◆ Information provided
%%
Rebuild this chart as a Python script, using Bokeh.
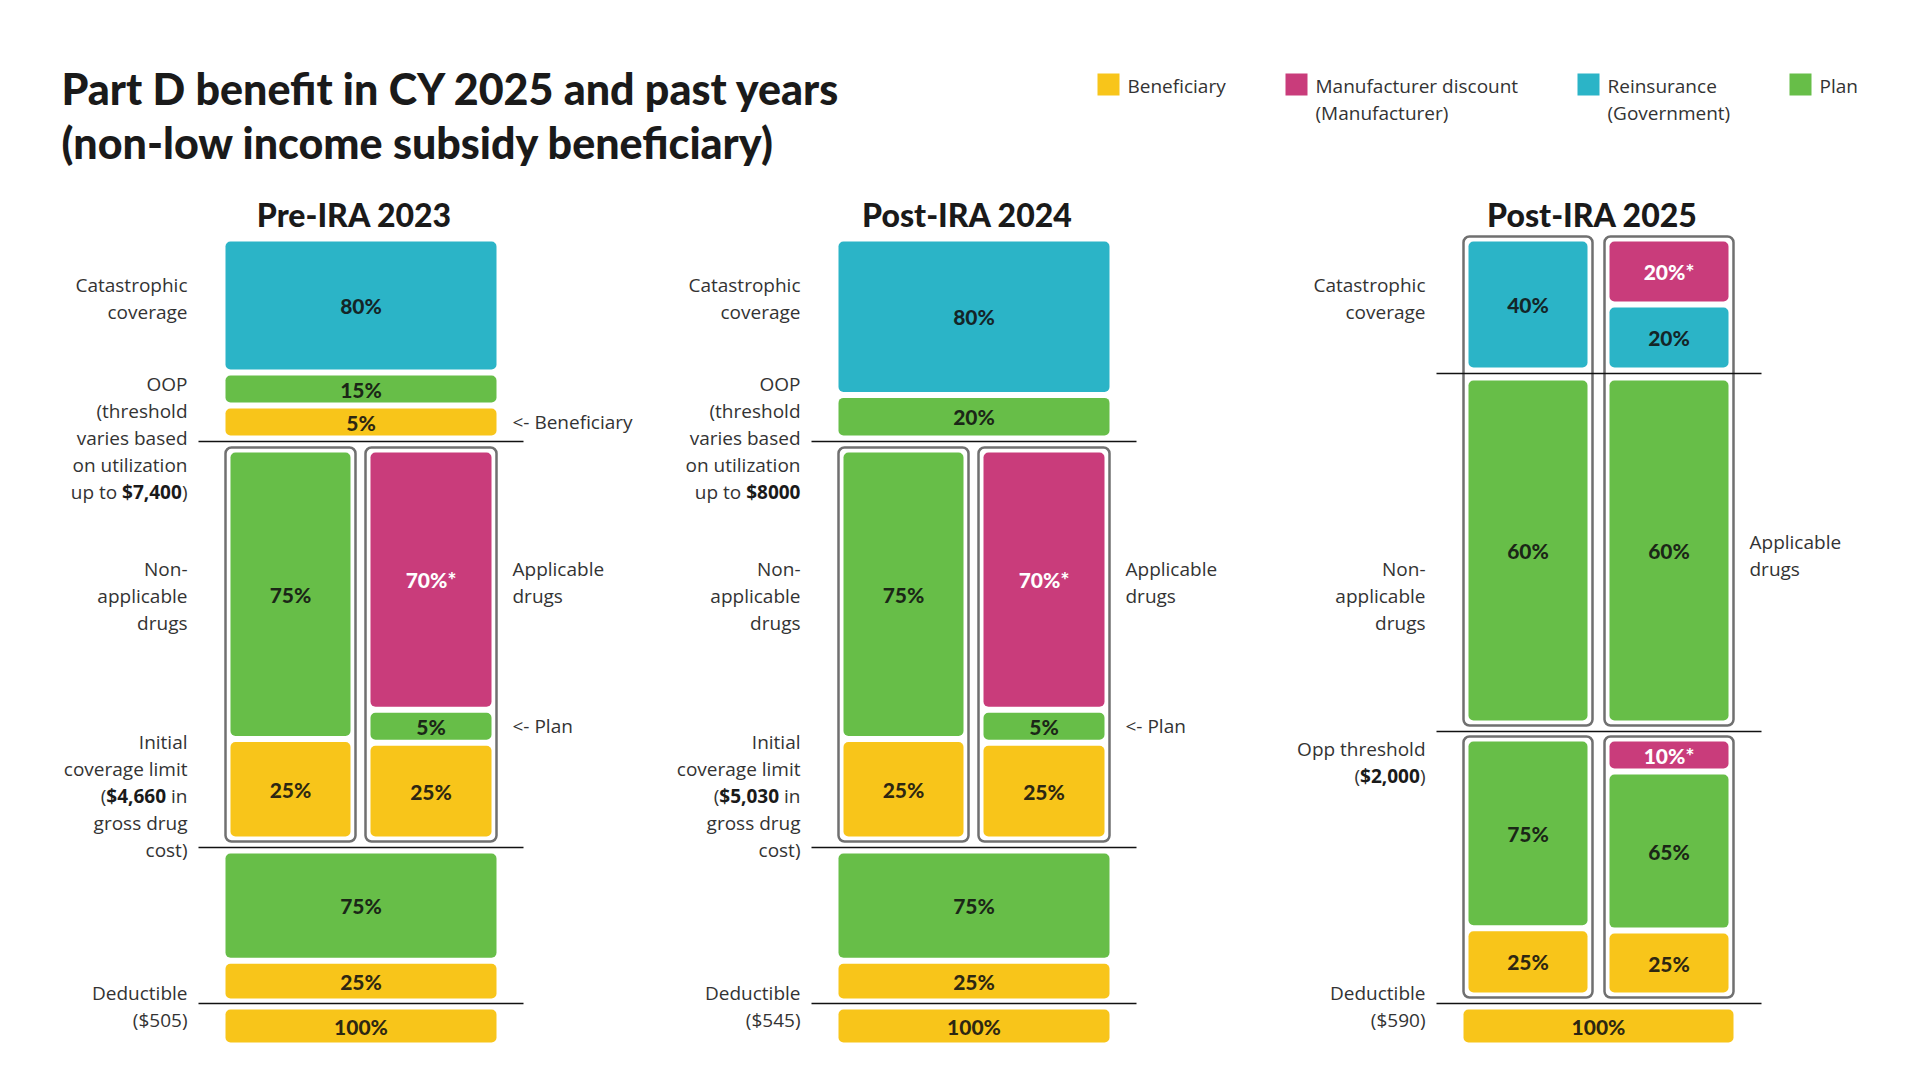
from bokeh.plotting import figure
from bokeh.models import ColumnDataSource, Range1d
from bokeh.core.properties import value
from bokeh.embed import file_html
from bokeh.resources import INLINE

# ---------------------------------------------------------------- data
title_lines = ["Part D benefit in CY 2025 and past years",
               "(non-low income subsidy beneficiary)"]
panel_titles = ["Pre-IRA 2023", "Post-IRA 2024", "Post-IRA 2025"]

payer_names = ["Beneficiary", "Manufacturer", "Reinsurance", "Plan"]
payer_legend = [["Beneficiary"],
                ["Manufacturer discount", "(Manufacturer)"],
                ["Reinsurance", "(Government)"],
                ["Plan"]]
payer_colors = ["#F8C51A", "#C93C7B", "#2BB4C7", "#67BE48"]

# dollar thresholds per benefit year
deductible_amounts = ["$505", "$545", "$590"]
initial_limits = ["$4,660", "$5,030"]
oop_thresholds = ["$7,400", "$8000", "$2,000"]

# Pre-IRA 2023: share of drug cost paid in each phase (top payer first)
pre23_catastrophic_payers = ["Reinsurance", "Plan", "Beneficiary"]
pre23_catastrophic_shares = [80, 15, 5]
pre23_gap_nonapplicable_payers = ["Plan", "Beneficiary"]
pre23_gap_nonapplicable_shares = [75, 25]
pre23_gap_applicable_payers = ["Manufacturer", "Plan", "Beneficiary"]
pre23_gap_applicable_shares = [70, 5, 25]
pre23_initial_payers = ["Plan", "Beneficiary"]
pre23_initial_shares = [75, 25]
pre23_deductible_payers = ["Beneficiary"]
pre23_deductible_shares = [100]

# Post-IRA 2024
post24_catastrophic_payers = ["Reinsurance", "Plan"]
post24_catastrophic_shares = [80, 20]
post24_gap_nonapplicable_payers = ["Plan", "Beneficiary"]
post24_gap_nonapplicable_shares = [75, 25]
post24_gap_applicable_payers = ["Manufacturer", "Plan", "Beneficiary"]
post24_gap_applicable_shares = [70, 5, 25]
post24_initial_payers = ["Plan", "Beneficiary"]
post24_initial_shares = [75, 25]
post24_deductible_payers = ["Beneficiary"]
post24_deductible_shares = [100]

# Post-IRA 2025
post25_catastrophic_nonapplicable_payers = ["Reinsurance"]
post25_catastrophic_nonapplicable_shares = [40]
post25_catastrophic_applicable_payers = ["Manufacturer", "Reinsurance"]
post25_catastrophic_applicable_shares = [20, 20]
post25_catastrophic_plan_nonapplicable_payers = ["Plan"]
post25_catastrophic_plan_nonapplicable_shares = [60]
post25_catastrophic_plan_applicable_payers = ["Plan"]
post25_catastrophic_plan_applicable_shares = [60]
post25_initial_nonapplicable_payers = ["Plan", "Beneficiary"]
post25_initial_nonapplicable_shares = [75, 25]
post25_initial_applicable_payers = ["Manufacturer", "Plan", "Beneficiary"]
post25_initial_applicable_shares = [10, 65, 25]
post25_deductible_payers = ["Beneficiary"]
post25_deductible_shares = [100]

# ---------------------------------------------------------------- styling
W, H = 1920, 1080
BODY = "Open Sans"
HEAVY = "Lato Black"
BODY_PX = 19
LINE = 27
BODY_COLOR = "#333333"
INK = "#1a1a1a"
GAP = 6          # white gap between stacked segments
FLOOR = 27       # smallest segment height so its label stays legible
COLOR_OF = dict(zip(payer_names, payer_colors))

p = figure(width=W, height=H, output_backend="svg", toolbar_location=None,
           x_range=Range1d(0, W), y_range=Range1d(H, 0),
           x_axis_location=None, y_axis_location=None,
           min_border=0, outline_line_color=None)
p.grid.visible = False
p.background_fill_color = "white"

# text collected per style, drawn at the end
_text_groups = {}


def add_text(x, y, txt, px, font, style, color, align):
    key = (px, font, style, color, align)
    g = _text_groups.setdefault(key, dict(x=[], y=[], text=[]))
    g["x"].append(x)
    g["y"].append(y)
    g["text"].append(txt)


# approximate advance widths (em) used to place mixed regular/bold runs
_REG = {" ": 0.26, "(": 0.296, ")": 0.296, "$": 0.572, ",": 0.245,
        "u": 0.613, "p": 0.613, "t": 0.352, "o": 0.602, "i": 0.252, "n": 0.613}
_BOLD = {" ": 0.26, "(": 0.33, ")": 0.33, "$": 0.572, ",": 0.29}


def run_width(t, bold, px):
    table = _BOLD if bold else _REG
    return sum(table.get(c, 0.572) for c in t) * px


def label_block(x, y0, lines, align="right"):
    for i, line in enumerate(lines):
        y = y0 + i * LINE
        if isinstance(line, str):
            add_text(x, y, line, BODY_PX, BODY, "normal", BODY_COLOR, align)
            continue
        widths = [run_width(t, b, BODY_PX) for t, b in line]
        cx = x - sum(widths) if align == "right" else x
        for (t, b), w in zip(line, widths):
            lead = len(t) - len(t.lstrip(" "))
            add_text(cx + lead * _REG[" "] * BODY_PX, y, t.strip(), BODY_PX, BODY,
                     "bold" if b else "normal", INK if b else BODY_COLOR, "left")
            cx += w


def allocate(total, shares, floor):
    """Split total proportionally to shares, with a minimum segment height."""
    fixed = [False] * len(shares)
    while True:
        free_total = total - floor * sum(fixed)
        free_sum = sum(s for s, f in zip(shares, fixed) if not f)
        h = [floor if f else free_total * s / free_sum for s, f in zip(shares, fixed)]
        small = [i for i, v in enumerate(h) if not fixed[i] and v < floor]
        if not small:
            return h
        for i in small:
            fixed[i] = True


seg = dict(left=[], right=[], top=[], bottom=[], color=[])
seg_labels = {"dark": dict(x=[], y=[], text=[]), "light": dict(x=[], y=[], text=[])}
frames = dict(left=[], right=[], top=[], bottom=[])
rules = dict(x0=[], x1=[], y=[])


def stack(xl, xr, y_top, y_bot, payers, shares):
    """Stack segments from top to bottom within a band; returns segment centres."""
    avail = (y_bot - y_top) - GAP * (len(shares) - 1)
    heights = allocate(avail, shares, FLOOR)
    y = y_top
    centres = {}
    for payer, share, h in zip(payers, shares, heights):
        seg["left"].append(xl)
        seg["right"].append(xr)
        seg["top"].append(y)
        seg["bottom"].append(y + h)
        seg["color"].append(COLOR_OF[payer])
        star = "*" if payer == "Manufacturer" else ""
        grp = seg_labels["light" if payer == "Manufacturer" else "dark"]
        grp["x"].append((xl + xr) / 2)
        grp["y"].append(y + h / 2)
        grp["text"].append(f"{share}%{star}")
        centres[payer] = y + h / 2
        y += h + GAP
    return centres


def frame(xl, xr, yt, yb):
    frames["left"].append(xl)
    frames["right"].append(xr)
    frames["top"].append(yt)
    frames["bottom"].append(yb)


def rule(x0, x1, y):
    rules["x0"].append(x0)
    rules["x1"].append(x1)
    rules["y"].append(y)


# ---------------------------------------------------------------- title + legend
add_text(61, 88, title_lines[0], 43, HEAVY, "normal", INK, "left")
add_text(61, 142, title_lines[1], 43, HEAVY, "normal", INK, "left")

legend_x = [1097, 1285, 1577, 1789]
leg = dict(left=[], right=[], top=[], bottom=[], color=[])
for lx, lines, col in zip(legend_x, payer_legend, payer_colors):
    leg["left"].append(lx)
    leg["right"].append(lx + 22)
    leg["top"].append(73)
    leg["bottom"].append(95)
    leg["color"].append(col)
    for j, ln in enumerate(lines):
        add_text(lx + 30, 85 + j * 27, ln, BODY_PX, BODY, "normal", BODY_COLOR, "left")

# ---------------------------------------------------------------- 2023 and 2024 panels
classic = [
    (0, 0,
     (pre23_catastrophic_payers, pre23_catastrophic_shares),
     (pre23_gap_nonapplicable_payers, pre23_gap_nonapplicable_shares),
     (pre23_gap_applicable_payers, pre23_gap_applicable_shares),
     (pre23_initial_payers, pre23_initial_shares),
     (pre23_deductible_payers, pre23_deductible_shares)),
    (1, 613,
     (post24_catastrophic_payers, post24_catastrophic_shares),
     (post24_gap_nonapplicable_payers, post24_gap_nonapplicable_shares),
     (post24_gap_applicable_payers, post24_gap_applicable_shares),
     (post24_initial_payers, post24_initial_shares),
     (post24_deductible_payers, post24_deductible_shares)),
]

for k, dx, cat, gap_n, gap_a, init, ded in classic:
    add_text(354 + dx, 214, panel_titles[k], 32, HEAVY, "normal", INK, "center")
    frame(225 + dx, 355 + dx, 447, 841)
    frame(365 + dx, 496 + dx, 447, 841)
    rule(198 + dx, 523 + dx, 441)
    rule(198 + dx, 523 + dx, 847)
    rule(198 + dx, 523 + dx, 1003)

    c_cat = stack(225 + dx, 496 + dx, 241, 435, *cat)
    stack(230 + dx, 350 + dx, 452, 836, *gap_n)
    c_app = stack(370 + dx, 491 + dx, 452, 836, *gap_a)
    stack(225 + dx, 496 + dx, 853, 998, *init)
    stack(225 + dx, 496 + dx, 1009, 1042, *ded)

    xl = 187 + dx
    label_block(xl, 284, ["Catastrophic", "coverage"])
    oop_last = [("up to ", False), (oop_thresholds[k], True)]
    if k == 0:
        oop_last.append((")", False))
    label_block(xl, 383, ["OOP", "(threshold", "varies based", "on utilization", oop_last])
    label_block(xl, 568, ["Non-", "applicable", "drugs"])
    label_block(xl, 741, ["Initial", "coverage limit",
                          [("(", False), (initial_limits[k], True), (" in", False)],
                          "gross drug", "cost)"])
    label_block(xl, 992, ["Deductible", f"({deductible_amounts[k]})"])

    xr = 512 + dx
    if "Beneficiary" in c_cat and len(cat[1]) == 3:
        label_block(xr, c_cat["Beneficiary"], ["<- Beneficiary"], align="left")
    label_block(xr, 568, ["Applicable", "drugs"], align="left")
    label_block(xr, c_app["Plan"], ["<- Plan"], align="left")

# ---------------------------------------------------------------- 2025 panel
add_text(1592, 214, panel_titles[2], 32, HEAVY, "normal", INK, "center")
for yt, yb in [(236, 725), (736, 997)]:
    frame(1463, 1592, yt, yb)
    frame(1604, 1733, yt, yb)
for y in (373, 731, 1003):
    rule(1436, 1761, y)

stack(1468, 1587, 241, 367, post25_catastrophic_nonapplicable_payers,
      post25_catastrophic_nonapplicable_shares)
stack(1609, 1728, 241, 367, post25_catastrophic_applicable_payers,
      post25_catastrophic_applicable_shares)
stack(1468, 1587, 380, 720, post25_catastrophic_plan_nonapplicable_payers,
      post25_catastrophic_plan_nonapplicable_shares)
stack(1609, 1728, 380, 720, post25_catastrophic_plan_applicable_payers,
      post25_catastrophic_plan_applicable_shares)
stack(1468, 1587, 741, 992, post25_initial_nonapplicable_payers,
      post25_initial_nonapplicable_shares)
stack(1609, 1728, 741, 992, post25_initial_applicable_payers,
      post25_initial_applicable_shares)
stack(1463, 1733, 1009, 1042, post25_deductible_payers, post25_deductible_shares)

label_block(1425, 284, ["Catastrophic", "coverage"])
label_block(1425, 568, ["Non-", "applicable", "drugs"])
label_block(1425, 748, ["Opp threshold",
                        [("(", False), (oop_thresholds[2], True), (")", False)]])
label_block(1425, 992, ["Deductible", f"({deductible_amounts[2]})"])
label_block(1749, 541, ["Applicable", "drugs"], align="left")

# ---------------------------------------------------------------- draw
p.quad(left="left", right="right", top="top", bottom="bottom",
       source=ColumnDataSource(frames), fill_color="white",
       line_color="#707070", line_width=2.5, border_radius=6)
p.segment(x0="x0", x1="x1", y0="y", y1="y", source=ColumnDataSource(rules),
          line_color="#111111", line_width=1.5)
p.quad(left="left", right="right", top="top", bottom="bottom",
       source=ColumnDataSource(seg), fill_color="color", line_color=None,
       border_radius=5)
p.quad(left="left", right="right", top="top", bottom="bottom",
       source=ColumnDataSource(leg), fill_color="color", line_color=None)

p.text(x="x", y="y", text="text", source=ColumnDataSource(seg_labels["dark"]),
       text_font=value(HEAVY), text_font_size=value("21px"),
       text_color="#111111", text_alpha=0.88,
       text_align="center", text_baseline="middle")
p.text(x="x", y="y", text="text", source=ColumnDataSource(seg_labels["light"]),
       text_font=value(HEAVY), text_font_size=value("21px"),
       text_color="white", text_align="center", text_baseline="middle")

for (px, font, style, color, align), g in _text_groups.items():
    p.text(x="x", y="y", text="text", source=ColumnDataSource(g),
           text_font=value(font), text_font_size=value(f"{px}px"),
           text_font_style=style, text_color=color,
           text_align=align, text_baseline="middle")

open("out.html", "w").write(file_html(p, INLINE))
%%
◆ Directive
Without the pictures, please reproduce each line of the listing above exactly, from the first one through the line bearing "from bokeh.resources import INLINE".

◆ Response below
Rebuild this chart as a Python script, using Bokeh.
from bokeh.plotting import figure
from bokeh.models import ColumnDataSource, Range1d
from bokeh.core.properties import value
from bokeh.embed import file_html
from bokeh.resources import INLINE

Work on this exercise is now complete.